Case ID: f2d_425/html/0190-01.html
Source: Caselaw Access Project
Author: {"author": "PER CURIAM:", "license": "Public Domain", "url": "https://static.case.law/"}
Date Created: 2024-08-24T03:29:51.129683

Virgele BRUEN, Appellant, v. LOCAL 492 INTERNATIONAL UNION OF ELECTRICAL RADIO AND MACHINE WORKERS, AFL-CIO and Charles Garland, Individually and in his Official capacity and, Newark Lamp Plant Division of General Electric Company.
    No. 17969.
    United States Court of Appeals, Third Circuit.
    Argued March 31, 1970.
    Decided April 28, 1970.
    John C. Love, Newark, N. J., for appellant.
    Julius B. Poppinga, McCarter & English, Newark N. J. (John R. Drosdick, Newark, N. J., on the brief), for appellee, Newark Lamp Plant of General Electric Co.
    Melvin Warshaw, Washington, D. C., International Union of Electrical Radio and Machine Workers, for appellee, Local 492, etc.
    Before HASTIE, Chief Judge, and MARIS and ADAMS, Circuit Judges.
   OPINION OF THE COURT

PER CURIAM:

This is an appeal by the plaintiff from a judgment of the District Court for the District of New Jersey dismissing her complaint under section 301(a) of the Labor-Management Relations Act of 1947, 29 U.S.C.A. § 185(a), which alleged that the defendants had arbitrarily, maliciously and in bad faith removed the plaintiff’s seniority rights in her employment by adopting a discriminatory local agreement and which sought their restoration with back pay and benefits. It appears that the plaintiff had been an employee of the General Electric Company in its Seaboard Lamp Division in Newark, New Jersey, from May 11, 1943 until June 23, 1961, when she was laid off. On October 26, 1961 she was rehired by the General Electric Company in its Newark Lamp Division which was located in the same building in Newark as the Seaboard Lamp Division. She is still employed in the Newark Lamp Division.

The defendants Local 492 and Newark Lamp Division of the General Electric Company on November 26, 1958 had entered into a local agreement which, inter alia, laid down the criteria for determining the seniority of employees in case of reduction of force. Under that agreement all employees then in the Newark Lamp Division were to have their seniority determined by their total length of service with General Electric Company, whereas employees subsequently hired by the Division after layoff from another component of General Electric Company were to have their seniority based on their service in the Newark Lamp Division only. Under this provision the plaintiff has received no seniority credit for her prior service in the Seaboard Lamp Division. It is this provision which the plaintiff urges is arbitrary and discriminatory as applied to her, a post-agreement employee of the Division, when it is not by its terms applicable to ante-agreement employees of the Division.
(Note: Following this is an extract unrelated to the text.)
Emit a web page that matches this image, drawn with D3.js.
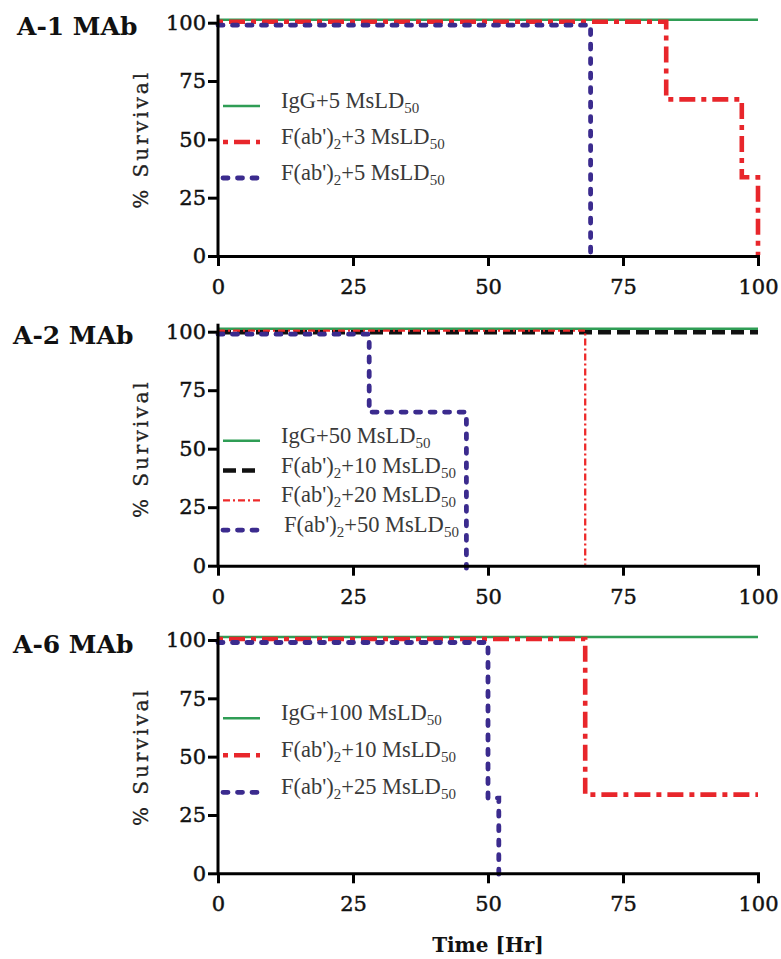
<!DOCTYPE html>
<html><head><meta charset="utf-8">
<script src="https://cdn.jsdelivr.net/npm/d3@7"></script>
<style>body{margin:0;background:#fff} svg{display:block}</style>
</head><body>
<script>
// ---------------- data ----------------
const xTicks = [0, 25, 50, 75, 100];
const yTicks = [0, 25, 50, 75, 100];
const panelTitles = ["A-1 MAb", "A-2 MAb", "A-6 MAb"];
const xAxisTitle = "Time [Hr]";
const yAxisTitle = "% Survival";

// A-1 MAb
const a1_igg5_time = [0, 100],          a1_igg5_surv = [100, 100];
const a1_fab3_time = [0, 83, 97, 100],  a1_fab3_surv = [100, 66.7, 33.3, 0];
const a1_fab5_time = [0, 69],           a1_fab5_surv = [100, 0];
// A-2 MAb
const a2_igg50_time = [0, 100],         a2_igg50_surv = [100, 100];
const a2_fab10_time = [0, 100],         a2_fab10_surv = [100, 100];
const a2_fab20_time = [0, 68],          a2_fab20_surv = [100, 0];
const a2_fab50_time = [0, 28, 46],      a2_fab50_surv = [100, 66.7, 0];
// A-6 MAb
const a6_igg100_time = [0, 100],        a6_igg100_surv = [100, 100];
const a6_fab10_time = [0, 68, 100],     a6_fab10_surv = [100, 33.3, 33.3];
const a6_fab25_time = [0, 50, 52],      a6_fab25_surv = [100, 33.3, 0];

// legend labels ("_" = subscript part)
const a1_labels = [["IgG+5 MsLD", "_50"], ["F(ab')", "_2", "+3 MsLD", "_50"], ["F(ab')", "_2", "+5 MsLD", "_50"]];
const a2_labels = [["IgG+50 MsLD", "_50"], ["F(ab')", "_2", "+10 MsLD", "_50"], ["F(ab')", "_2", "+20 MsLD", "_50"], ["F(ab')", "_2", "+50 MsLD", "_50"]];
const a6_labels = [["IgG+100 MsLD", "_50"], ["F(ab')", "_2", "+10 MsLD", "_50"], ["F(ab')", "_2", "+25 MsLD", "_50"]];

// ---------------- styles ----------------
const S = {
  green:   {color: "#2f9d55", width: 2.6, dash: null,        cap: "butt",  dy: -3},
  redThick:{color: "#e8262b", width: 4.6, dash: "5,6,16,6",  cap: "butt",  dy: -1},
  blue:    {color: "#3b2b8e", width: 4.8, dash: "5,9.5",     cap: "round", dy: 2.5},
  black:   {color: "#111111", width: 4.6, dash: "13,6",      cap: "butt",  dy: 0.5},
  redThin: {color: "#ee2a2a", width: 2.3, dash: "7,3,2,3",   cap: "butt",  dy: -1}
};

const zip = (t, s) => t.map((d, i) => ({t: d, s: s[i]}));

const panels = [
  {title: panelTitles[0], titleX: 17, y100: 22.7, y0: 256,
   legTop: 106, legStep: 36, legX: [281, 281, 281],
   series: [
     {pts: zip(a1_igg5_time, a1_igg5_surv), st: S.green,    label: a1_labels[0]},
     {pts: zip(a1_fab3_time, a1_fab3_surv), st: S.redThick, label: a1_labels[1]},
     {pts: zip(a1_fab5_time, a1_fab5_surv), st: S.blue,     label: a1_labels[2]}
   ], order: [0, 1, 2]},
  {title: panelTitles[1], titleX: 13, y100: 331.7, y0: 565.7,
   legTop: 440.7, legStep: 29.8, legX: [281, 281, 281, 284],
   series: [
     {pts: zip(a2_igg50_time, a2_igg50_surv), st: S.green,   label: a2_labels[0]},
     {pts: zip(a2_fab10_time, a2_fab10_surv), st: S.black,   label: a2_labels[1]},
     {pts: zip(a2_fab20_time, a2_fab20_surv), st: S.redThin, label: a2_labels[2]},
     {pts: zip(a2_fab50_time, a2_fab50_surv), st: S.blue,    label: a2_labels[3]}
   ], order: [0, 1, 2, 3]},
  {title: panelTitles[2], titleX: 13, y100: 640, y0: 873.3,
   legTop: 718.3, legStep: 37, legX: [281, 281, 281],
   series: [
     {pts: zip(a6_igg100_time, a6_igg100_surv), st: S.green,    label: a6_labels[0]},
     {pts: zip(a6_fab10_time, a6_fab10_surv),   st: S.redThick, label: a6_labels[1]},
     {pts: zip(a6_fab25_time, a6_fab25_surv),   st: S.blue,     label: a6_labels[2]}
   ], order: [0, 1, 2]}
];

const W = 781, H = 959;
const X0 = 218, X1 = 758;
const SERIF = "'DejaVu Serif', 'Liberation Serif', serif";
const LEGFONT = "'Liberation Serif', 'DejaVu Serif', serif";

const svg = d3.select("body").append("svg").attr("width", W).attr("height", H)
  .style("background", "#fff");

const x = d3.scaleLinear().domain([0, 100]).range([X0, X1]);

panels.forEach(p => {
  const y = d3.scaleLinear().domain([0, 100]).range([p.y0, p.y100]);
  const g = svg.append("g");

  // title
  g.append("text").attr("x", p.titleX).attr("y", p.y100 + 12.5)
    .attr("font-family", SERIF).attr("font-weight", "bold").attr("font-size", 25)
    .attr("fill", "#111").text(p.title);

  // y label
  g.append("text")
    .attr("transform", `translate(148,${(p.y0 + p.y100) / 2}) rotate(-90)`)
    .attr("text-anchor", "middle").attr("font-family", SERIF).attr("font-size", 20)
    .attr("letter-spacing", 3).attr("fill", "#222")
    .attr("stroke", "#222").attr("stroke-width", 0.3).text(yAxisTitle);

  // series
  const line = d3.line().x(d => x(d.t)).y(d => y(d.s)).curve(d3.curveStepAfter);
  p.order.forEach(i => {
    const s = p.series[i];
    g.append("path").datum(s.pts)
      .attr("d", line)
      .attr("transform", `translate(0,${s.st.dy})`)
      .attr("fill", "none").attr("stroke", s.st.color)
      .attr("stroke-width", s.st.width)
      .attr("stroke-dasharray", s.st.dash)
      .attr("stroke-linecap", s.st.cap);
  });

  // legend
  p.series.forEach((s, i) => {
    const ly = p.legTop + i * p.legStep;
    g.append("line").attr("x1", 223).attr("x2", 260).attr("y1", ly).attr("y2", ly)
      .attr("stroke", s.st.color).attr("stroke-width", s.st.width)
      .attr("stroke-dasharray", s.st.dash).attr("stroke-linecap", s.st.cap);
    const t = g.append("text").attr("x", p.legX[i]).attr("y", ly + 7)
      .attr("font-family", LEGFONT).attr("font-size", 22.5).attr("fill", "#3a3a3a");
    s.label.forEach(part => {
      if (part.startsWith("_")) {
        t.append("tspan").attr("font-size", 15).attr("dy", 5).text(part.slice(1));
      } else {
        t.append("tspan").attr("dy", t.selectAll("tspan").size() ? -5 : 0).text(part);
      }
    });
  });

  // axes
  const ya = g.append("g").attr("transform", `translate(${X0},0)`)
    .call(d3.axisLeft(y).tickValues(yTicks).tickSize(10).tickSizeOuter(0).tickPadding(2));
  ya.select(".domain").attr("d", `M0,${p.y0}V${p.y100 - 6.5}`);
  const xa = g.append("g").attr("transform", `translate(0,${p.y0})`)
    .call(d3.axisBottom(x).tickValues(xTicks).tickSize(10).tickSizeOuter(0).tickPadding(13));
  [ya, xa].forEach(a => {
    a.select(".domain").attr("stroke", "#000").attr("stroke-width", 3).attr("stroke-linecap", "square");
    a.selectAll(".tick line").attr("stroke", "#000").attr("stroke-width", 3);
    a.selectAll(".tick text").attr("font-family", SERIF).attr("font-size", 21).attr("fill", "#111")
      .attr("stroke", "#111").attr("stroke-width", 0.45);
  });
});

// x axis title
svg.append("text").attr("x", (X0 + X1) / 2).attr("y", 952)
  .attr("text-anchor", "middle").attr("font-family", SERIF).attr("font-weight", "bold")
  .attr("font-size", 20).attr("fill", "#111").text(xAxisTitle);
</script>
</body></html>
She accordingly asserts that the defendant Local 492 did not fairly represent employees in her position in negotiating the agreement.
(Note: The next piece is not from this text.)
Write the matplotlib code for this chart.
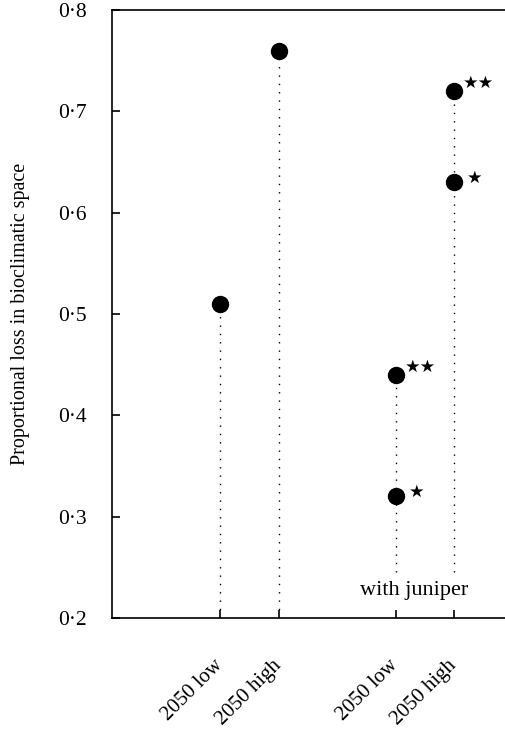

In a careful and comprehensive opinion Chief Judge Augelli of the district court considered the contentions of the plaintiff and made findings of fact which are fully supported by the evidence and which, in turn, support his conclusions that the local agreement in question was not arbitrary or discriminatory and that the plaintiff’s complaint was without merit. 1969, 313 F.Supp. 387. We are in full accord with Chief Judge Augelli’s reasoning and conclusions. We need only add in further support of them that it affirmatively appears from the testimony that prior to 1958 it had been the practice of the Newark Lamp Division to base seniority on service in that Division only, and that the provision giving retroactive seniority to existing employees for service in other General Electric divisions which was incorporated in the 1958 agreement applied to a comparatively few employees then in the Newark Lamp Division. It was placed in the agreement at the suggestion of the company negotiator to eliminate existing friction in the Division involving those employees but the company was not willing to make this exception the rule by extending it to cover all future employees of the Division coming in from other General Electric divisions. We also note that there is nothing in the testimony to suggest that at the time the 1958 agreement was negotiated, the union negotiators had any knowledge of the impending closing of the Seaboard Lamp Division which was completed in 1962.

The judgment of the district court will be affirmed.